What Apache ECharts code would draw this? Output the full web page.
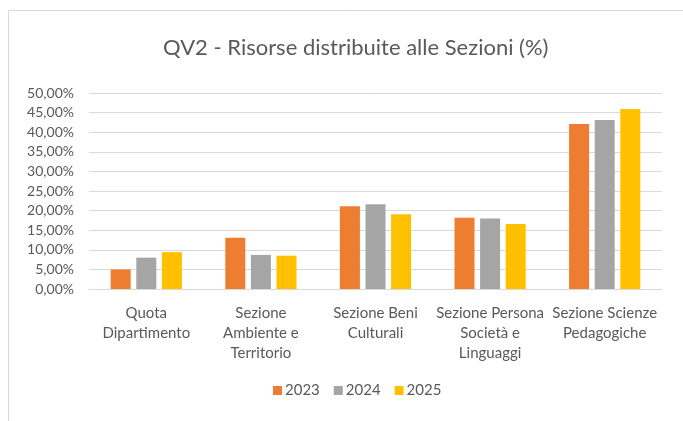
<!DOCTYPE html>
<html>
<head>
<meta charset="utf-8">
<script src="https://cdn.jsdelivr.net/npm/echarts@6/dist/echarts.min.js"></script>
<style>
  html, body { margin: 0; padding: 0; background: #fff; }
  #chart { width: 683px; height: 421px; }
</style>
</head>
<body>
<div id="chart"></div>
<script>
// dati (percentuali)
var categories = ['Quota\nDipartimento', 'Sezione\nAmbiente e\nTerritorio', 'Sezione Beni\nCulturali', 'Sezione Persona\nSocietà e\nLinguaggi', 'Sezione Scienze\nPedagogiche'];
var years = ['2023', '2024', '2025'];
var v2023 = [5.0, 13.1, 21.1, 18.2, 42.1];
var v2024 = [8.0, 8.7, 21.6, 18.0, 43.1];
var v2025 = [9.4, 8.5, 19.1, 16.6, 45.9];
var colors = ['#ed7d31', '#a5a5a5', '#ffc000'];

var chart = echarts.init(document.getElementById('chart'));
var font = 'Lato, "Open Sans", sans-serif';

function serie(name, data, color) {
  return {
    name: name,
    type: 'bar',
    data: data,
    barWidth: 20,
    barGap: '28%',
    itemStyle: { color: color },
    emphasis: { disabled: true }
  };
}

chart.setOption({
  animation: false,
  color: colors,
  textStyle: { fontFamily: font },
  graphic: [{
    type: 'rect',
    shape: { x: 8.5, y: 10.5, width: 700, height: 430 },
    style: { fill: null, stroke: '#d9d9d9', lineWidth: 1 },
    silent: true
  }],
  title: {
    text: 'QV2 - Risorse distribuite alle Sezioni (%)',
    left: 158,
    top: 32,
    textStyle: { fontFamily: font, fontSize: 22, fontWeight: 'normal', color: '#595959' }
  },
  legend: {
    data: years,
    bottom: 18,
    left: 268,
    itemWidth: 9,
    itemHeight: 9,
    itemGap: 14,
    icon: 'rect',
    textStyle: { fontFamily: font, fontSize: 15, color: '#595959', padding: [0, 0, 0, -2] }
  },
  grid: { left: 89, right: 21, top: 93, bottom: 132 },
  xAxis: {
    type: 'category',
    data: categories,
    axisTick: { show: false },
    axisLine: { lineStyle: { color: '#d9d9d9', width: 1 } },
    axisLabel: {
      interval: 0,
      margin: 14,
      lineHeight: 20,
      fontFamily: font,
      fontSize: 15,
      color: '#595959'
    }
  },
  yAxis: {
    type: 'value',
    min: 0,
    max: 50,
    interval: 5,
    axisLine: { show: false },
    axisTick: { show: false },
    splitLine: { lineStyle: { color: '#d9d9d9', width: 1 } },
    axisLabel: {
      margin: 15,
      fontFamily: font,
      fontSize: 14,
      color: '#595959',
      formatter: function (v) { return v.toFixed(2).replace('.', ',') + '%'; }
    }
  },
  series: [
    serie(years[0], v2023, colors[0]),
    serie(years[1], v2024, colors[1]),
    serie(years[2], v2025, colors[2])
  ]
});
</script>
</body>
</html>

============

● YOUR INSTRUCTIONS: Repeat the data exactly, excluding the pictures.

● RESULT:
What Apache ECharts code would draw this? Output the full web page.
<!DOCTYPE html>
<html>
<head>
<meta charset="utf-8">
<script src="https://cdn.jsdelivr.net/npm/echarts@6/dist/echarts.min.js"></script>
<style>
  html, body { margin: 0; padding: 0; background: #fff; }
  #chart { width: 683px; height: 421px; }
</style>
</head>
<body>
<div id="chart"></div>
<script>
// dati (percentuali)
var categories = ['Quota\nDipartimento', 'Sezione\nAmbiente e\nTerritorio', 'Sezione Beni\nCulturali', 'Sezione Persona\nSocietà e\nLinguaggi', 'Sezione Scienze\nPedagogiche'];
var years = ['2023', '2024', '2025'];
var v2023 = [5.0, 13.1, 21.1, 18.2, 42.1];
var v2024 = [8.0, 8.7, 21.6, 18.0, 43.1];
var v2025 = [9.4, 8.5, 19.1, 16.6, 45.9];
var colors = ['#ed7d31', '#a5a5a5', '#ffc000'];

var chart = echarts.init(document.getElementById('chart'));
var font = 'Lato, "Open Sans", sans-serif';

function serie(name, data, color) {
  return {
    name: name,
    type: 'bar',
    data: data,
    barWidth: 20,
    barGap: '28%',
    itemStyle: { color: color },
    emphasis: { disabled: true }
  };
}

chart.setOption({
  animation: false,
  color: colors,
  textStyle: { fontFamily: font },
  graphic: [{
    type: 'rect',
    shape: { x: 8.5, y: 10.5, width: 700, height: 430 },
    style: { fill: null, stroke: '#d9d9d9', lineWidth: 1 },
    silent: true
  }],
  title: {
    text: 'QV2 - Risorse distribuite alle Sezioni (%)',
    left: 158,
    top: 32,
    textStyle: { fontFamily: font, fontSize: 22, fontWeight: 'normal', color: '#595959' }
  },
  legend: {
    data: years,
    bottom: 18,
    left: 268,
    itemWidth: 9,
    itemHeight: 9,
    itemGap: 14,
    icon: 'rect',
    textStyle: { fontFamily: font, fontSize: 15, color: '#595959', padding: [0, 0, 0, -2] }
  },
  grid: { left: 89, right: 21, top: 93, bottom: 132 },
  xAxis: {
    type: 'category',
    data: categories,
    axisTick: { show: false },
    axisLine: { lineStyle: { color: '#d9d9d9', width: 1 } },
    axisLabel: {
      interval: 0,
      margin: 14,
      lineHeight: 20,
      fontFamily: font,
      fontSize: 15,
      color: '#595959'
    }
  },
  yAxis: {
    type: 'value',
    min: 0,
    max: 50,
    interval: 5,
    axisLine: { show: false },
    axisTick: { show: false },
    splitLine: { lineStyle: { color: '#d9d9d9', width: 1 } },
    axisLabel: {
      margin: 15,
      fontFamily: font,
      fontSize: 14,
      color: '#595959',
      formatter: function (v) { return v.toFixed(2).replace('.', ',') + '%'; }
    }
  },
  series: [
    serie(years[0], v2023, colors[0]),
    serie(years[1], v2024, colors[1]),
    serie(years[2], v2025, colors[2])
  ]
});
</script>
</body>
</html>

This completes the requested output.